The focus on getting results also means government buyers are taking a closer look at vendors' past performance to make sure they're up to new tasks. Agencies are punishing firms that fail to measure up: Witness the Air Force's recent decision to drop Zenith Data Systems from its Desktop V contract for falling behind on deliveries and warranty performance on IT equipment.

Performance-based contracts, which hold vendors tightly to performance targets while easing scrutiny of how vendors accomplish the work, are proliferating. Last year, NASA made a six-year, $7 billion deal with United Space Alliance (USA)-a joint venture of Lockheed Martin Space Operations and Rockwell International (now Boeing North America)-to operate the space shuttle program. The performance-based contract allows USA to keep 35 percent of any cost savings it produces, while 65 percent goes back to NASA. The agency grades USA's performance semiannually and those grades determine the amount of profit to be awarded to the joint venture. The contract also permits NASA to withhold fees for poor performance. A stuck hatch that prevented two scheduled spacewalks on the shuttle Columbia in November cost USA $1 million in fees, for example. The contractor has disputed the charge, but NASA is withholding another $2 million in USA payments pending investigation of a faulty fuel cell that cut short a 16-day Columbia mission in early April.

Downslide Leveling Off

Budget balancing fervor makes it unlikely that acquisition reforms will bring a sudden upsurge in contracting outlays, but the contracting downslide that began in the early 1990s appears to have leveled off. Overall government spending on contracts worth $25,000 or more has settled in the $178 billion to $180 billion range. The fiscal 1996 total of $178 billion is almost unchanged from the fiscal 1995 mark. The year's top 10 firms pulled down $54.3 billion (30 percent of total spending on prime contracts), just a hair more than the previous year.

Gone from the top 10 ranks are Loral, which was swallowed up for $9.1 billion in 1996 by monster vendor Lockheed Martin, and Tenneco, which vaulted into the top 10 in 1995, but slid back to 41st after selling off its Newport News shipbuilding division. Departure of those two firms from the top of the roster left room for United Technologies Corp., which climbed from 12th in 1995 to the eighth spot in 1996, and the University of California, up to ninth from No. 11 in 1995. United Technologies rose on the strength of its aircraft engine and helicopter business with the Pentagon. The University of California's numbers mushroomed on the nuclear work its Lawrence Livermore and Los Alamos laboratories are doing for the Energy Department. Each lab took in about $1 billion in 1996 to come up with methods to honor America's test-ban treaty obligations by testing the nation's nuclear stockpile without actually blowing up anything.

The name "McDonnell Douglas" isn't long for the top vendors list now that the defense giant is slated to merge with Boeing, which also bought Rockwell International's defense operations. Major military players continue merging as the number of big defense contracts dwindles.
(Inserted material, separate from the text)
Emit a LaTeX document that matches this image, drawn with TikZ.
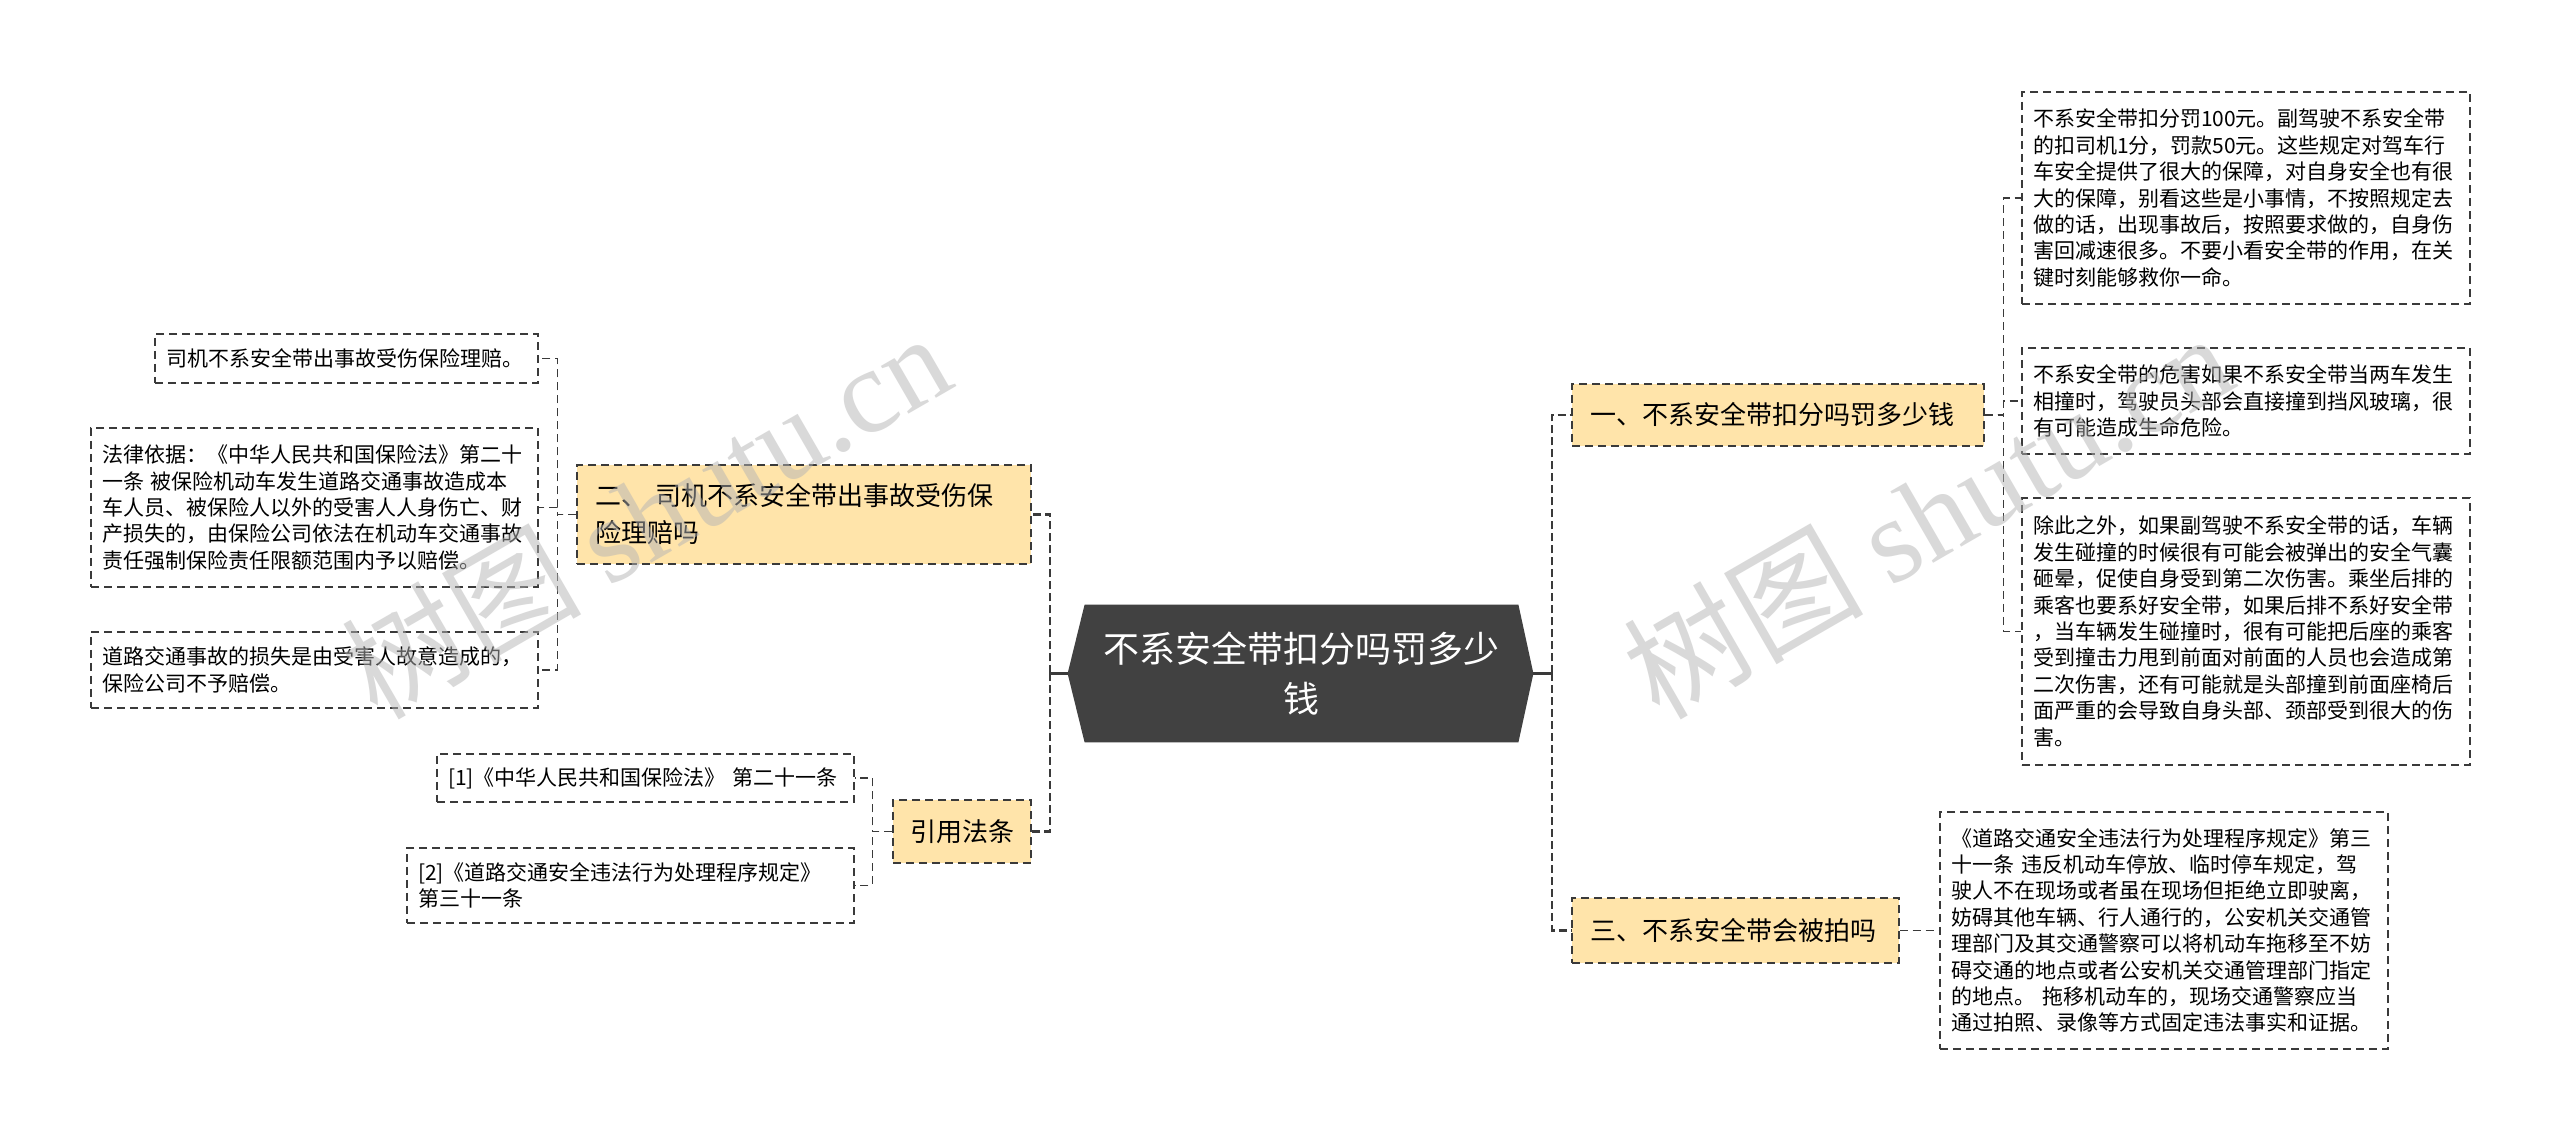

For example, fifth-ranked Raytheon has announced plans to gobble the defense sides of Hughes Electronics Corp. and Texas Instruments. And in July, Lockheed Martin said it would acquire sixth-ranked Northrop Grumman.

The ranks of the big defense firms have thinned by more than half since the 1990s began. But the Pentagon is still the government's biggest buyer. Of the $178 billion government spent on products and services last fiscal year, $122 billion or 68 percent, went for Defense purchases.

Civilian agencies spent $56.5 billion, down nearly 7 percent from $60.6 billion in 1995. As in 1995, combined spending of $27.5 billion by the Energy Department and NASA was nearly half the civilian total in 1996. Among civilian contractors, the Bechtel Group made the biggest move, springing from No. 16 in 1995 to No. 5 in 1996 almost solely because of $1.3 billion in Energy Department spending. Bechtel won one of Energy's largest 1996 contracts, a deal to manage and operate the Nevada Test Site. In addition, as a subcontractor to No. 2 Westinghouse, Bechtel picked up part of a $6 billion deal for stabilizing nuclear materials at Energy's Savannah River, S.C., site.